Wednesday, June 23, 2010
Tuesday, June 8, 2010
I hope this is helpful and if you have improvements on this idea, let us know.
I know this idea is not new but I think it is important that the the key elements are considered when using this technique.
- Keep the cobra head open until you are ready to remove the wand.
- Close the cobra head before removing the wand from the bottle.
- Have at least ten feet of 3/16 hose in line to prevent 'out gassing'.
- Chill the bottles to be filled.
- Cap immediately after filling.
Wednesday, June 2, 2010
It's been a rough couple of weeks getting moved into a new place. We're now in Capitola, just a short drive up highway 1 from Aptos. A condo. It's going to be a challenge to see how I can brew here because of the limited space. There is a small concrete patio in the back with water spigot and electricity but it looks like I'll have to run a my cooling water discharge hose from the patio, through the living room and out to the kitchen sink. I don't want to run it on the ground because I suspect that others in this manicured complex may not like forty or fifty gallons of water running from under my fence and down through the parking lot.
In the mean time, I have rented a small storage unit a few miles away that I will use primarily for fermenting my beer. This unit has electricity but no water. My main challenge is transporting full fermenters from home (where I'll brew) to the storage unit where it will ferment. I may fill several small buckets for hauling and then pour them into a larger fermenter at the storage unit. This is also problematic because it will be more difficult to monitor and if necessary adjust the temperatures.

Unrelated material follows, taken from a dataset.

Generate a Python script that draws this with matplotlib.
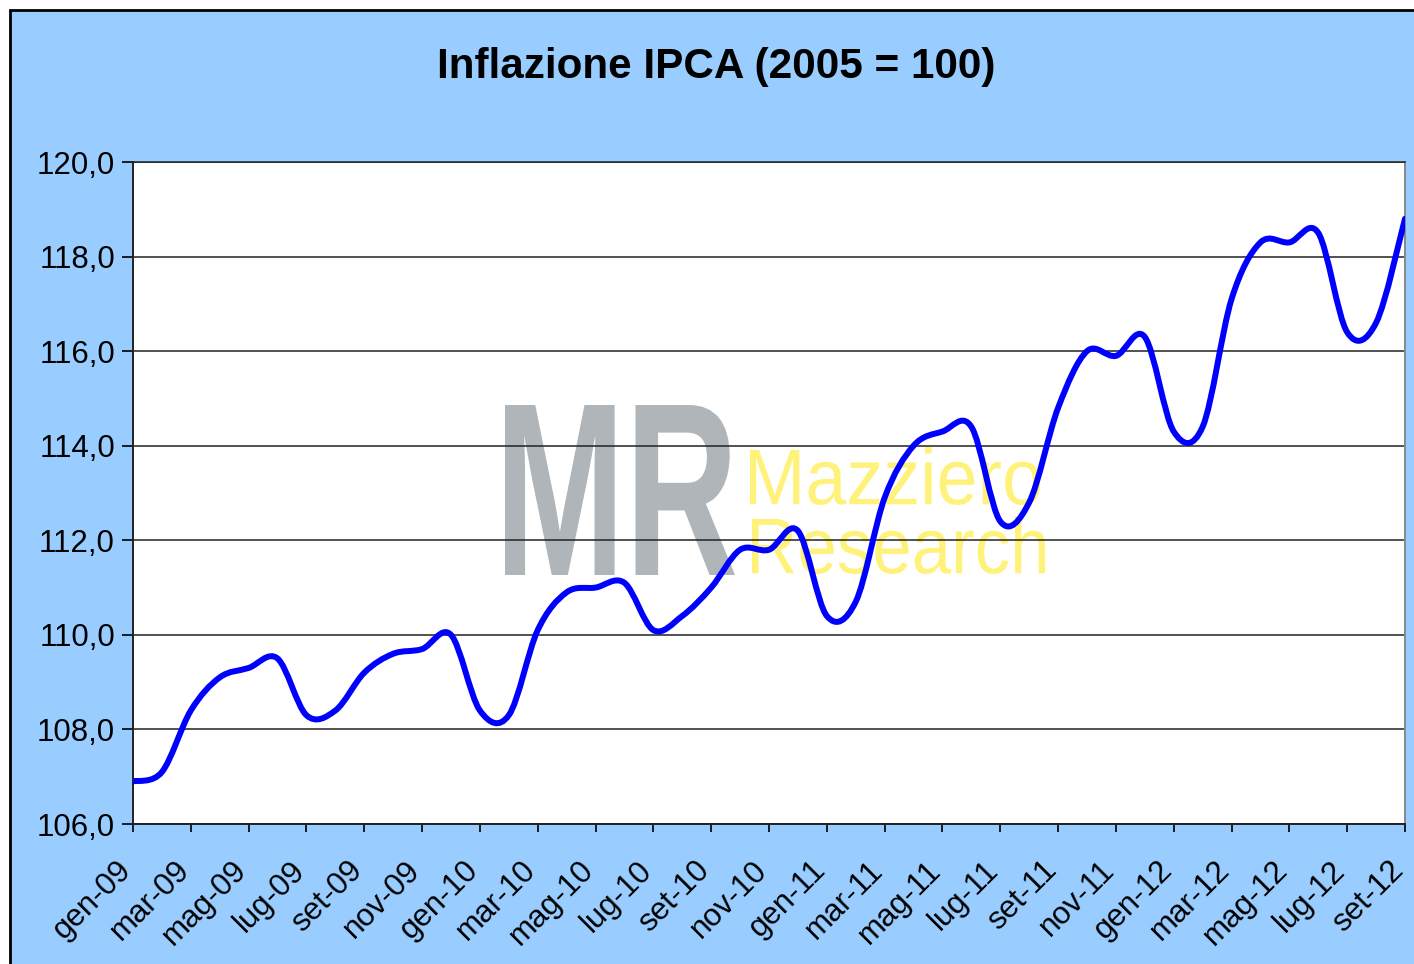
import numpy as np
import matplotlib
matplotlib.use("Agg")
import matplotlib.pyplot as plt
from matplotlib.path import Path
from matplotlib.patches import PathPatch, Rectangle
from matplotlib.textpath import TextPath
from matplotlib.font_manager import FontProperties
from matplotlib.transforms import Affine2D, ScaledTranslation

plt.rcParams['font.family'] = ['Liberation Sans', 'DejaVu Sans']

# IPCA index, monthly from gen-09 to set-12
ipca_2009 = [106.9, 107.1, 108.4, 109.1, 109.3, 109.5, 108.3, 108.4, 109.2, 109.6, 109.7, 110.0]
ipca_2010 = [108.4, 108.3, 110.1, 110.9, 111.0, 111.1, 110.1, 110.4, 111.0, 111.8, 111.8, 112.2]
ipca_2011 = [110.4, 110.7, 112.9, 114.0, 114.3, 114.4, 112.4, 112.8, 114.8, 116.0, 115.9, 116.3]
ipca_2012 = [114.3, 114.4, 117.1, 118.3, 118.3, 118.5, 116.4, 116.6, 118.8]

x_labels = ['gen-09', 'mar-09', 'mag-09', 'lug-09', 'set-09', 'nov-09',
            'gen-10', 'mar-10', 'mag-10', 'lug-10', 'set-10', 'nov-10',
            'gen-11', 'mar-11', 'mag-11', 'lug-11', 'set-11', 'nov-11',
            'gen-12', 'mar-12', 'mag-12', 'lug-12', 'set-12']
y_ticks = [106, 108, 110, 112, 114, 116, 118, 120]

values = np.array(ipca_2009 + ipca_2010 + ipca_2011 + ipca_2012)
months = np.arange(len(values))

W, H, DPI = 1414, 964, 100
fig = plt.figure(figsize=(W / DPI, H / DPI), dpi=DPI)
fig.patch.set_facecolor('white')

# blue chart frame
frame = Rectangle((10 / DPI, -1), (W + 20) / DPI, (H - 10) / DPI + 1,
                  transform=fig.dpi_scale_trans, facecolor='#99CCFF',
                  edgecolor='black', linewidth=2, zorder=0)
fig.add_artist(frame)

ax = fig.add_axes([133 / W, 1 - 824 / H, (1405 - 133) / W, (824 - 162) / H])
ax.set_facecolor('white')
ax.set_zorder(1)


def px_box_path(text, x0, y0, x1, y1, weight='normal'):
    # text path stretched into a pixel box (y measured from the top)
    tp = TextPath((0, 0), text, size=1, prop=FontProperties(family='Liberation Sans', weight=weight))
    ext = tp.get_extents()
    sx = (x1 - x0) / ext.width / DPI
    sy = (y1 - y0) / ext.height / DPI
    tr = Affine2D().translate(-ext.x0, -ext.y0).scale(sx, sy).translate(x0 / DPI, (H - y1) / DPI)
    return tr.transform_path(tp)


# watermark
for txt, box, col, wt in [('MR', (505, 405, 735, 575), '#AFB5B9', 'bold'),
                          ('Mazziero', (750, 447, 1040, 505), '#FFF27A', 'normal'),
                          ('Research', (752, 516, 1045, 574), '#FFF27A', 'normal')]:
    p = px_box_path(txt, *box, weight=wt)
    ax.add_patch(PathPatch(p, transform=fig.dpi_scale_trans, facecolor=col,
                           edgecolor='none', zorder=0.6, clip_on=False))

# smoothed line (Catmull-Rom as cubic Bezier segments)
pts = np.column_stack([months, values])
ext_pts = np.vstack([pts[0], pts, pts[-1]])
verts = [pts[0]]
codes = [Path.MOVETO]
for i in range(len(pts) - 1):
    p0, p1, p2, p3 = ext_pts[i], ext_pts[i + 1], ext_pts[i + 2], ext_pts[i + 3]
    c1 = p1 + (p2 - p0) / 6
    c2 = p2 - (p3 - p1) / 6
    verts += [c1, c2, p2]
    codes += [Path.CURVE4] * 3
ax.add_patch(PathPatch(Path(verts, codes), facecolor='none', edgecolor='#0000FF',
                       linewidth=4.3, capstyle='round', joinstyle='round', zorder=3))

ax.set_xlim(0, len(values) - 1)
ax.set_ylim(106, 120)
ax.set_yticks(y_ticks)
ax.set_yticklabels([f"{v:.1f}".replace('.', ',') for v in y_ticks], fontsize=22.5)
ax.set_xticks(months[::2])
ax.set_xticklabels(x_labels, fontsize=22.5, rotation=45, ha='right', va='center',
                   rotation_mode='anchor')
ax.tick_params(axis='y', direction='out', length=8, width=1.2, pad=5)
ax.tick_params(axis='x', direction='out', length=6, width=1.2, pad=24)
shift = ScaledTranslation(-6 / DPI, 0, fig.dpi_scale_trans)
for lab in ax.get_xticklabels():
    lab.set_transform(lab.get_transform() + shift)
ax.grid(axis='y', color='#222222', linewidth=1.1, zorder=1)

for s in ['left', 'bottom']:
    ax.spines[s].set_color('#222222')
    ax.spines[s].set_linewidth(1.4)
ax.spines['top'].set_color('#222222')
ax.spines['top'].set_linewidth(1.1)
ax.spines['right'].set_color('#888888')
ax.spines['right'].set_linewidth(1.4)

fig.text(716 / W, 1 - 67 / H, 'Inflazione IPCA (2005 = 100)', fontsize=30.4,
         fontweight='bold', ha='center', va='center')

fig.savefig('out.png', dpi=DPI)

I also plan to keep my grain and milling equipment, kegs, bottles, and all of the other equipment that I don't use directly for brewing, in the storage unit.
My brewing process will have to be modified to adjust to these new conditions.
- Things to consider for storage unit:
Keeping grain in storage where I would prepare (weigh and mill) for brewing at home.
Build some shelving to support several fermenters.
Have clean and sanitized kegs in storage for racking.
Fill an extra co2 tank to have ready to force carbonate the kegs prior to bring home.
Have a container of sanitizer for soaking racking canes and hoses as needed.
- Things to consider for home:
Have another scale for weighing out hops.
Keeping some clean bottles on hand for filling from the kegerator.
Keep an extra keg full of sanitizer for kegerator use.
Place drip pan under kegerator.
I expect that I'll be discovering new considerations as time goes on and I've brewed a few batches. Brewing in confined spaces may be a regular feature.
Some good news! Susan agreed to allow the kegerator to be placed openly in the kitchen. No more hiding it in the laundry closet or out in the garage. It looks beautiful there.